Over the next decade, the mother-daughter duo rebuilt the business’s network, bringing in new customers, remaining flexible. The industry was shifting—grocers were moving away from working with cheese brokers—instead opting to source their stock directly from warehouses or producers.

Eventually, Pecquet and Lucas realized that if they wanted to remain part of the cheese industry, they had to pivot. In 2016, they closed L&L Brokerage to launch a retail and distribution company, The Rind, near Southeastern’s campus, in Hammond.

With the new venture, Pecquet says they were saying “yes to everything,” making sandwiches and cheese trays, operating a retail shop for the general public as well as a warehouse for larger distribution orders. Quickly, they realized they had to pump the brakes.

“I told mom, I’ll help you rebuild,” Pecquet says. “We’ll start new. But I want to be a partner, not a worker.”

“We made every decision wrong in business that you can possibly make,” Pecquet said. “We started this business not knowing how to run a business—what we knew was cheese and how to sell it. The invoicing, the billing—it was all new to us.”

Pecquet and Lucas began brainstorming how to streamline their new business venture, and in early 2018, the pair closed their retail shop to focus on distribution with restaurants, casinos, and grocery stores across the region. In 2019, the pair partnered with a warehouse to house their two hundred different cheese varieties and make deliveries.

In early 2020, at the suggestion of a few business friends, Pecquet and Lucas moved The Rind downtown, into a space along Railroad Avenue.

“We moved here, and COVID immediately hit,” said Pecquet.

But as the world seemingly came to a halt, and other food industry businesses saw sales sputter, Pecquet and Lucas watched as their sales jumped upwards of forty percent. “Grocery sales skyrocketed during the pandemic—everyone was eating at home,” said Pecquet. “We were in the grocery stores setting up all the cheese cases.”

Over the next seven months, while dining rooms of restaurants were

quiet, Pecquet built out the kitchen and retail displays in the new shop. She offered curbside pickup for local cheese orders as well as virtual cheese classes, during which she taught about wine and cheese pairings.

Brei Olivier

The Rind re-opened their doors to the public in April 2021 as a lunch-time restaurant, as well as a retail shop. They started offering in-person classes and catering, while maintaining a healthy wholesale client list. Always looking to evolve, Pecquet recently installed a candy display in the shop and is optimistic about The Rind’s future.

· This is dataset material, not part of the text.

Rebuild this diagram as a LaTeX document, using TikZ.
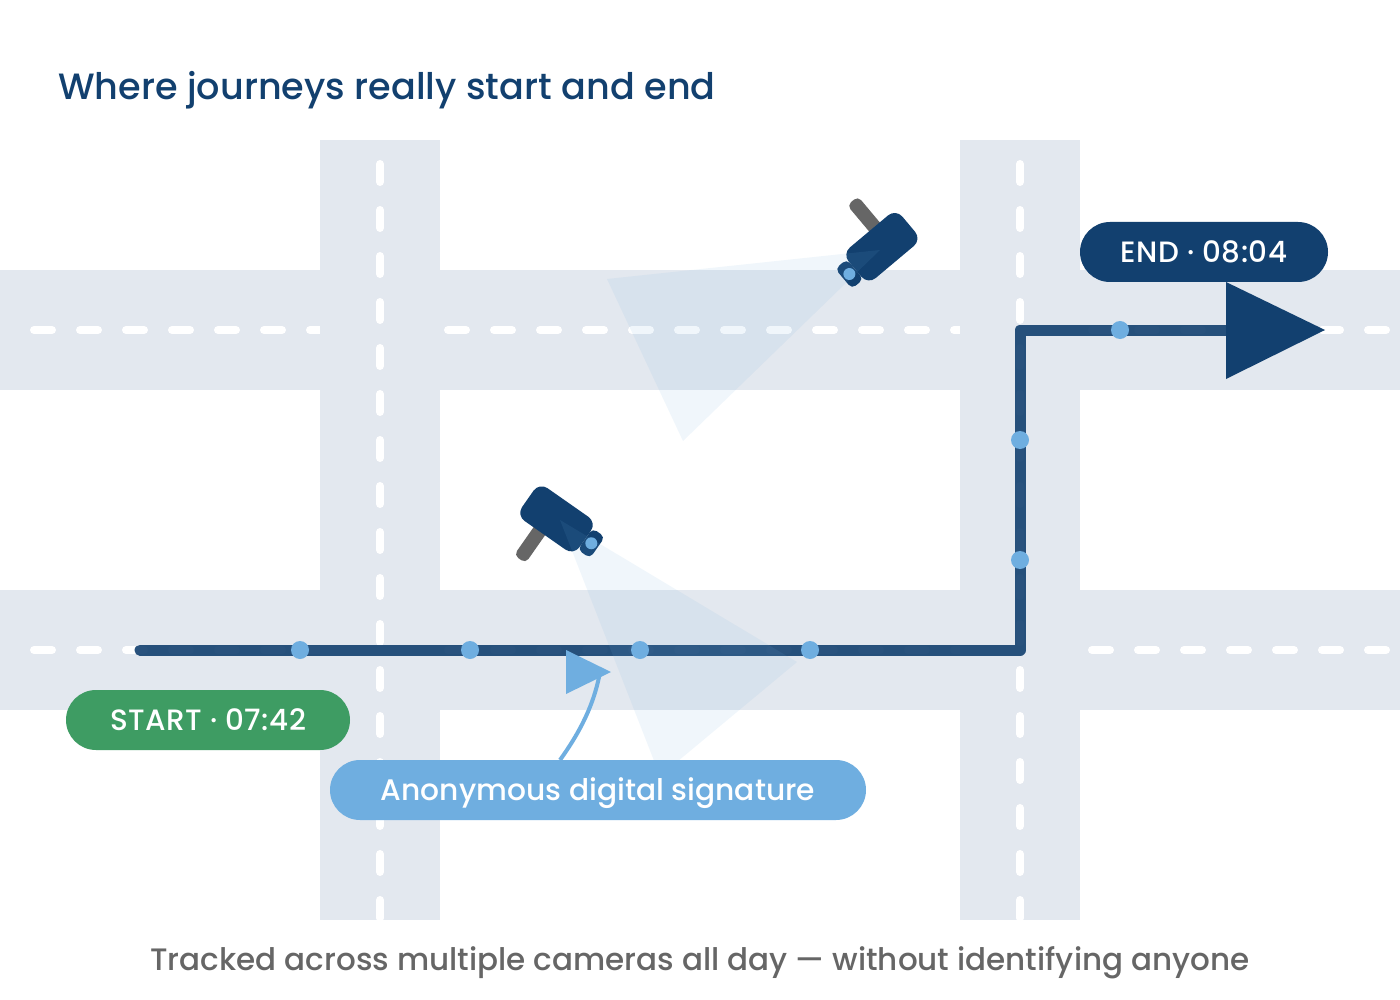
\documentclass[tikz,border=0pt]{standalone}
\usepackage{fontspec}
\setmainfont{Poppins}
\newfontfamily\midfont{Poppins Medium}
\newfontfamily\tagfont[LetterSpace=1.7]{Poppins Medium}
\definecolor{navy}{HTML}{12406F}
\definecolor{sky}{HTML}{6FAEE0}
\definecolor{roadgrey}{HTML}{E3E8EF}
\definecolor{leaf}{HTML}{3E9C63}
\definecolor{mount}{HTML}{666666}
\tikzset{
  road/.style={fill=roadgrey,draw=none},
  lanemark/.style={draw=white,line width=8pt,line cap=round,dash pattern=on 18pt off 28pt},
  route/.style={draw=navy,draw opacity=.9,line width=11pt,line cap=round,line join=round},
  waypoint/.style={circle,fill=sky,inner sep=0pt,minimum size=18pt},
  cone/.style={fill=sky,fill opacity=.1,draw=none},
  pill/.style={rounded corners=30pt,minimum height=60pt,inner sep=0pt,text=white,text height=21pt,text depth=0pt},
  housing/.style={fill=navy,draw=none,rounded corners=10pt},
  lenscap/.style={fill=navy,draw=none,rounded corners=5pt},
  bracket/.style={fill=mount,draw=none,rounded corners=5pt},
  lensdot/.style={circle,fill=sky,inner sep=0pt,minimum size=12pt},
}
\begin{document}
\begin{tikzpicture}[x=1pt,y=-1pt]
\useasboundingbox (0,0) rectangle (1400,1000);
\fill[white] (0,0) rectangle (1400,1000);

% street grid
\fill[road] (0,270) rectangle (1400,390);
\fill[road] (0,590) rectangle (1400,710);
\draw[lanemark] (34,330) -- (1400,330);
\draw[lanemark] (34,650) -- (1400,650);
\fill[road] (320,140) rectangle (440,920);
\fill[road] (960,140) rectangle (1080,920);
\begin{scope}
  \clip (0,140) rectangle (1400,920);
  \draw[lanemark] (380,164) -- (380,930);
  \draw[lanemark] (1020,164) -- (1020,930);
\end{scope}

% journey path with its waypoints
\coordinate (pathstart) at (140,650);
\coordinate (corner1) at (1020,650);
\coordinate (corner2) at (1020,330);
\coordinate (pathend) at (1240,330);
\draw[route] (pathstart) -- (corner1) -- (corner2) -- (pathend);
\node[waypoint] (w1) at (300,650) {};
\node[waypoint] (w2) at (470,650) {};
\node[waypoint] (w3) at (640,650) {};
\node[waypoint] (w4) at (810,650) {};
\node[waypoint] (w5) at (1020,560) {};
\node[waypoint] (w6) at (1020,440) {};
\node[waypoint] (w7) at (1120,330) {};
\fill[navy] (1226,282) -- (1325,330) -- (1226,379) -- cycle;

% upper camera, lens towards the lower left
\begin{scope}[shift={(881.9,246.7)},rotate=40]
  \fill[bracket] (0,-54) rectangle (14,-15);
  \fill[lenscap] (-50,-13) rectangle (-35,13);
  \fill[housing] (-35,-20) rectangle (35,20);
  \node[lensdot] (lens1) at (-42.5,0) {};
\end{scope}

% lower camera, lens towards the lower right
\begin{scope}[shift={(556.5,518.9)},rotate=-35]
  \fill[bracket] (-14,15) rectangle (0,54);
  \fill[lenscap] (35,-13) rectangle (50,13);
  \fill[housing] (-35,-20) rectangle (35,20);
  \node[lensdot] (lens2) at (42.5,0) {};
\end{scope}

% fields of view
\fill[cone] (880,250) -- (607,279) -- (683,441) -- cycle;
\fill[cone] (560,520) -- (797,662) -- (660,776) -- cycle;

% signature callout
\coordinate (tipstem) at (600,672);
\coordinate (tail) at (560,760);
\draw[sky,line width=4pt] (tail) .. controls (580,732) and (594,705) .. (tipstem);
\fill[sky] (566,650) -- (611,672) -- (566,694) -- cycle;

% labels
\node[pill,fill=navy,minimum width=248pt,font=\tagfont\fontsize{29.4}{34}\selectfont] (endlabel) at (1204,252) {END · 08:04};
\node[pill,fill=leaf,minimum width=284pt,font=\tagfont\fontsize{29.4}{34}\selectfont] (startlabel) at (208,720) {START · 07:42};
\node[pill,fill=sky,minimum width=536pt,font=\midfont\fontsize{29.7}{34}\selectfont] (siglabel) at (598,790) {Anonymous digital signature};

\node[anchor=base west,inner sep=0pt,text=navy,font=\midfont\fontsize{36.6}{40}\selectfont] (title) at (58,100) {Where journeys really start and end};
\node[anchor=base,inner sep=0pt,text=mount,font=\midfont\fontsize{31}{36}\selectfont] (caption) at (700,970) {Tracked across multiple cameras all day — without identifying anyone};
\end{tikzpicture}
\end{document}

Customers entering the shop today are greeted with a refrigerated case overflowing with a colorful assortment of cheeses, such as a blueberry cheddar or the Port Salut, a French soft cheese in the Brie family that was developed by monks in the early 1800s. The bright green marbled block is the popular Sage Derby, an English cheddar blended with its namesake herb, while Drunken Goat semi-soft goat cheese bears a bright purple rind after being bathed in red wine.

[Read about the origins of Ponchatoula's Twin Steeples Arts Center in our story from December 2021 here.]

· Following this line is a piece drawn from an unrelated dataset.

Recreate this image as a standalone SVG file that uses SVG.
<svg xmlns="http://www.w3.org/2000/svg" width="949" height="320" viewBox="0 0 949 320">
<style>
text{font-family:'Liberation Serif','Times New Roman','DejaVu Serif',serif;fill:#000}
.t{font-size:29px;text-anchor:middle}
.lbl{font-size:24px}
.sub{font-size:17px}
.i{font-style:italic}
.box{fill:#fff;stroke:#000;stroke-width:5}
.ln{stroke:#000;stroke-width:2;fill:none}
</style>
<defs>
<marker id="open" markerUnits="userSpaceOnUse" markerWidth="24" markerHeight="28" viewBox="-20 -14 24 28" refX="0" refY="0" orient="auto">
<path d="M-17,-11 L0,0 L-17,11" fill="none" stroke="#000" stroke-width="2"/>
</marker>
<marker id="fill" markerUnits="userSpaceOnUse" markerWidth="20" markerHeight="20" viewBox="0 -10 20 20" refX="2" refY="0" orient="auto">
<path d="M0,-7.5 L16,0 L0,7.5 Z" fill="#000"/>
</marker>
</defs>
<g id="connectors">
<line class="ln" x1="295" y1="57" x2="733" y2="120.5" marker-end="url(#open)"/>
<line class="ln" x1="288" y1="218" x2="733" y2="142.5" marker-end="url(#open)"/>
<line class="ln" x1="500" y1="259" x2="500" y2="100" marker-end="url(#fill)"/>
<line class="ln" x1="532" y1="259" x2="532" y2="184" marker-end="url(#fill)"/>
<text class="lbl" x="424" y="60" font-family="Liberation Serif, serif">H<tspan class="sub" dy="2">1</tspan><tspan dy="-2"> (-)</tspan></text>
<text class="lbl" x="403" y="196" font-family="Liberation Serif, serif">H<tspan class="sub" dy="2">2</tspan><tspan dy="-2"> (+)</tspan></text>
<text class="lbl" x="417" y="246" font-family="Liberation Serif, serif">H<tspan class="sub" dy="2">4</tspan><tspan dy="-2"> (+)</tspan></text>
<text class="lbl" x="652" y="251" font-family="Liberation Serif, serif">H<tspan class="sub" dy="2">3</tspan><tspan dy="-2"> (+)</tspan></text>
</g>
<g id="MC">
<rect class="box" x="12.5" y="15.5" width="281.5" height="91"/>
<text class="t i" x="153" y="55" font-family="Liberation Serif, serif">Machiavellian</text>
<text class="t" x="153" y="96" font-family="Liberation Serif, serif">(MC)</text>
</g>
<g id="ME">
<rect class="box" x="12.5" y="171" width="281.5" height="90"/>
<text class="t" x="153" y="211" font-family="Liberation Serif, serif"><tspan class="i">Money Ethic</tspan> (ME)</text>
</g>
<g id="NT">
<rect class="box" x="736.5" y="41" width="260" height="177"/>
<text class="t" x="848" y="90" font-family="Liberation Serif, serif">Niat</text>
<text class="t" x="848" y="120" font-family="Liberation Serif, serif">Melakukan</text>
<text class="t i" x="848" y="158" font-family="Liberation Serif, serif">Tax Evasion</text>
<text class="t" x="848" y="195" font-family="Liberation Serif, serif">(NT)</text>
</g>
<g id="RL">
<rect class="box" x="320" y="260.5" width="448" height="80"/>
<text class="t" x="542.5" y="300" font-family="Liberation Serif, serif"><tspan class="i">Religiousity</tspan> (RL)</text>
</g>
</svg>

Pecquet’s personal favorite cheese is the mango and papaya Wensleydale, made from milk drawn from cows grazing the limestone pastures of Upper Wensleydale, in Yorkshire, England.

Presiding over the shop like a guardian angel, perched on a shelf behind the counter safely away from climbing children, is Boris, a goat statue Pecquet was gifted at a food show by a Dutch cheesemaker. “We call him Boris the drunken goat,” Pecquet said. “I’ve had him since I was nineteen. The cheesemaker didn’t want to bring him back on the plane to go back to Holland. He comes to every food show with us now—people try to steal him.”

For Pecquet, this year marks the twentieth that she’s been in business with her mom. Looking forward, she’s working to open a second location of The Rind in South Louisiana—either in Covington or Baton Rouge.

“Working with mom, we’re basically the same person,” says Pecquet. “We look pretty much the same, our mannerisms are the same—but where she’s a calm, passive person, I’m loud. She calms me down. She’s made me who I am today.”